Start of COLLECTED DATA
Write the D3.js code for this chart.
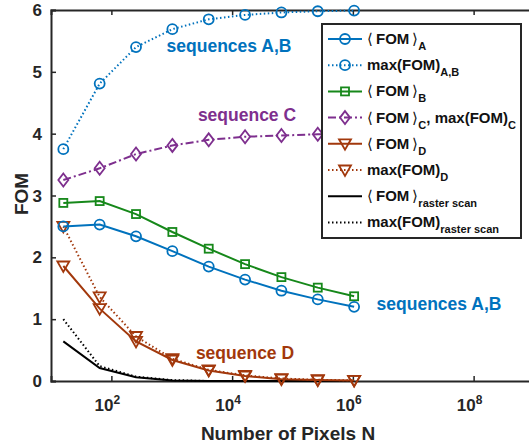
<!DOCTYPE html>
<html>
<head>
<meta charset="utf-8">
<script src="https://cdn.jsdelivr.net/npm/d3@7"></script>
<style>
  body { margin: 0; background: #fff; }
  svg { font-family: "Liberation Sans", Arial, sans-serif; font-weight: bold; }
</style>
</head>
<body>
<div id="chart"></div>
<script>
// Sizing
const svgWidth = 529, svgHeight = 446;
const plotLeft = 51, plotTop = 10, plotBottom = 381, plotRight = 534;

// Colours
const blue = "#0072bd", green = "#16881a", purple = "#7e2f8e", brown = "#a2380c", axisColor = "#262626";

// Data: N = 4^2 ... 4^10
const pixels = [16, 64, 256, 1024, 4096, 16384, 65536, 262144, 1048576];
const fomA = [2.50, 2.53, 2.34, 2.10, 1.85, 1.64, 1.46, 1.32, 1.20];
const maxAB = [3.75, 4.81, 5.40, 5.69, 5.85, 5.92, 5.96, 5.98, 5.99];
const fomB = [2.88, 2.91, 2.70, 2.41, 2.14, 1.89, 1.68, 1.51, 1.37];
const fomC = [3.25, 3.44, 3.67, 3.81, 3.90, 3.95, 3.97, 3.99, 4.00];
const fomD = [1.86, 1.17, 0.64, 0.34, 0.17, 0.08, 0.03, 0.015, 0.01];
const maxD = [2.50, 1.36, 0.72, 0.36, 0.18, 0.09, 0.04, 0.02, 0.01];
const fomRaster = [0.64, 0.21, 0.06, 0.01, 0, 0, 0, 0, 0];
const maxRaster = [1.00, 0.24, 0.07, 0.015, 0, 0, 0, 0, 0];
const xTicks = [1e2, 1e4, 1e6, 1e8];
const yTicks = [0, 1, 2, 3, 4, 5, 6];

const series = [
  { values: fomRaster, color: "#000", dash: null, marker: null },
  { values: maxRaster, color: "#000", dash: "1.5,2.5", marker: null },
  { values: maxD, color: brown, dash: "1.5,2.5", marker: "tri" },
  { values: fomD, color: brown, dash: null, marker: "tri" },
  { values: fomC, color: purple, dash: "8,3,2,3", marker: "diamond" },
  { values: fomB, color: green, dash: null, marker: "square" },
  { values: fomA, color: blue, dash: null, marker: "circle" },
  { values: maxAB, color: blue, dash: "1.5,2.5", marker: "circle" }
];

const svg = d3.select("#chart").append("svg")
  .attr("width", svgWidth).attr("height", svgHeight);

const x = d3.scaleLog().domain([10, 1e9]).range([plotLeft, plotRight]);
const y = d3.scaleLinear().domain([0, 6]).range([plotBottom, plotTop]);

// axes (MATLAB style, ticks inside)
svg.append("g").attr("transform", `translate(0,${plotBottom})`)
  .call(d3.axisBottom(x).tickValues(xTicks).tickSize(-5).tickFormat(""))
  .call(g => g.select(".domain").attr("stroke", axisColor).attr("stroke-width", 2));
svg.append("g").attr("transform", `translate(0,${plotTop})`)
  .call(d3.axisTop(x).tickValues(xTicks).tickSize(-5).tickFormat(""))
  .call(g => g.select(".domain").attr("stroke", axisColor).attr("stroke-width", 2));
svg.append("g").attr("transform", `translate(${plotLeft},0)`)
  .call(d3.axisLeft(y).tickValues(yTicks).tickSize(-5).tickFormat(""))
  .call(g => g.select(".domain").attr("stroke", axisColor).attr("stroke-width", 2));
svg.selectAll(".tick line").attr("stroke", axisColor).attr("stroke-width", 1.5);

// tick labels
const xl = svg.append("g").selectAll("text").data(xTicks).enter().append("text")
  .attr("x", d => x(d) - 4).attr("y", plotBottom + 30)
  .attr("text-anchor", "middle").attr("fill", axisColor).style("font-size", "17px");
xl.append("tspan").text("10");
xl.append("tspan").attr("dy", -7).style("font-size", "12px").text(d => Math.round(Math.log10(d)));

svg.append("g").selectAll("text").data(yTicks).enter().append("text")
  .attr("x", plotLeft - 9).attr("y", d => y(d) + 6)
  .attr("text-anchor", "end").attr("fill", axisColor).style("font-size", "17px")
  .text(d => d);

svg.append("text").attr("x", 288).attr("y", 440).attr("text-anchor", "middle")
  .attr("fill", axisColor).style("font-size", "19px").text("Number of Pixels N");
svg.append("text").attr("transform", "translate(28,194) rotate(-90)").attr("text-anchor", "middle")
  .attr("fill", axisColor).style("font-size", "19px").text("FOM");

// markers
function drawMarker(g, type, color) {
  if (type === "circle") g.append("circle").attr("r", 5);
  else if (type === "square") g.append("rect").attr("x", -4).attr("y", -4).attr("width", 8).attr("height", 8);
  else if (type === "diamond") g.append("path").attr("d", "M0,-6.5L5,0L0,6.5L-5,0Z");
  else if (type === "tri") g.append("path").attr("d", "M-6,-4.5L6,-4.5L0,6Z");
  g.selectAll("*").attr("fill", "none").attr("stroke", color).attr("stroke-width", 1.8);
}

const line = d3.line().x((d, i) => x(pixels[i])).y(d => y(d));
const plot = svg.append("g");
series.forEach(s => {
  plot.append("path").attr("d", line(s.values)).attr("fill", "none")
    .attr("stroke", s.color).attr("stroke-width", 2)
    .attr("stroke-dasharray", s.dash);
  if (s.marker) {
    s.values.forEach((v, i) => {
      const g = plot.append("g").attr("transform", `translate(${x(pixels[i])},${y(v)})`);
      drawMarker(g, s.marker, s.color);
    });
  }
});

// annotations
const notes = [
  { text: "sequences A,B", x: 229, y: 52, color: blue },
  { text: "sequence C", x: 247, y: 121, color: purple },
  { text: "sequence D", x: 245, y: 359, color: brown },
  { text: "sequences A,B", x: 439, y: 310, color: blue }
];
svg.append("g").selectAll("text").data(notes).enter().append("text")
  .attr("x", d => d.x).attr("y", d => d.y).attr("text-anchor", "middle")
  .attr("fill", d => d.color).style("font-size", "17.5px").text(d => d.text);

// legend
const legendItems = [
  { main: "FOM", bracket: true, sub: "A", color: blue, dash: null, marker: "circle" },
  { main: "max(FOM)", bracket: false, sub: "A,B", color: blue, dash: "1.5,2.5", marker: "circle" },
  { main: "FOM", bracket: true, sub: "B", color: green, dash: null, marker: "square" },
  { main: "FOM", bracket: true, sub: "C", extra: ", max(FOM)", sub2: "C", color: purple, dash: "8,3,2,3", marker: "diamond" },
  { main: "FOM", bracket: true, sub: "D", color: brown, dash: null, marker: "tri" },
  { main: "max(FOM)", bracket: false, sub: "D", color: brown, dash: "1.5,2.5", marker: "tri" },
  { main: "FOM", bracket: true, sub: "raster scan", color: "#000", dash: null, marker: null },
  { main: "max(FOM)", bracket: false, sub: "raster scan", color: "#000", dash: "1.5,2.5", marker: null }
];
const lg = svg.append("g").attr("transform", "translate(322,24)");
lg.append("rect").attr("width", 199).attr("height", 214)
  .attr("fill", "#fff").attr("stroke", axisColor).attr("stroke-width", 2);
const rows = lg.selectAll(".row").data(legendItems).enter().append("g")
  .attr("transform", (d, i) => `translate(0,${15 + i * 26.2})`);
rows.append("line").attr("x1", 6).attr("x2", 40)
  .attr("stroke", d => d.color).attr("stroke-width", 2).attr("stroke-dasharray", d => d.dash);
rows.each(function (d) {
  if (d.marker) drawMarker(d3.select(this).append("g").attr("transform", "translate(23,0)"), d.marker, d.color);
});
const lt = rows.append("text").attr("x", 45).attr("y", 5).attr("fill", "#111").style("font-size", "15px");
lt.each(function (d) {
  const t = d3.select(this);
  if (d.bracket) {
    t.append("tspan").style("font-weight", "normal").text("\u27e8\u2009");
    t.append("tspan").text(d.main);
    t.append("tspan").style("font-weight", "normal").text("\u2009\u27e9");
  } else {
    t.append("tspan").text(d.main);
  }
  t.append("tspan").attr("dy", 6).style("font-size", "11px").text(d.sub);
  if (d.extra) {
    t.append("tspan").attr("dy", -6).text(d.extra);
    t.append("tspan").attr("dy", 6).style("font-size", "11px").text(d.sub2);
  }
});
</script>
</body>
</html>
End of COLLECTED DATA
Copy nothing but the lines from the first one in the listing through the line with "const yTicks = [0, 1, 2, 3, 4, 5, 6];", and omit the pictures.

# [THE ANSWER]
Write the D3.js code for this chart.
<!DOCTYPE html>
<html>
<head>
<meta charset="utf-8">
<script src="https://cdn.jsdelivr.net/npm/d3@7"></script>
<style>
  body { margin: 0; background: #fff; }
  svg { font-family: "Liberation Sans", Arial, sans-serif; font-weight: bold; }
</style>
</head>
<body>
<div id="chart"></div>
<script>
// Sizing
const svgWidth = 529, svgHeight = 446;
const plotLeft = 51, plotTop = 10, plotBottom = 381, plotRight = 534;

// Colours
const blue = "#0072bd", green = "#16881a", purple = "#7e2f8e", brown = "#a2380c", axisColor = "#262626";

// Data: N = 4^2 ... 4^10
const pixels = [16, 64, 256, 1024, 4096, 16384, 65536, 262144, 1048576];
const fomA = [2.50, 2.53, 2.34, 2.10, 1.85, 1.64, 1.46, 1.32, 1.20];
const maxAB = [3.75, 4.81, 5.40, 5.69, 5.85, 5.92, 5.96, 5.98, 5.99];
const fomB = [2.88, 2.91, 2.70, 2.41, 2.14, 1.89, 1.68, 1.51, 1.37];
const fomC = [3.25, 3.44, 3.67, 3.81, 3.90, 3.95, 3.97, 3.99, 4.00];
const fomD = [1.86, 1.17, 0.64, 0.34, 0.17, 0.08, 0.03, 0.015, 0.01];
const maxD = [2.50, 1.36, 0.72, 0.36, 0.18, 0.09, 0.04, 0.02, 0.01];
const fomRaster = [0.64, 0.21, 0.06, 0.01, 0, 0, 0, 0, 0];
const maxRaster = [1.00, 0.24, 0.07, 0.015, 0, 0, 0, 0, 0];
const xTicks = [1e2, 1e4, 1e6, 1e8];
const yTicks = [0, 1, 2, 3, 4, 5, 6];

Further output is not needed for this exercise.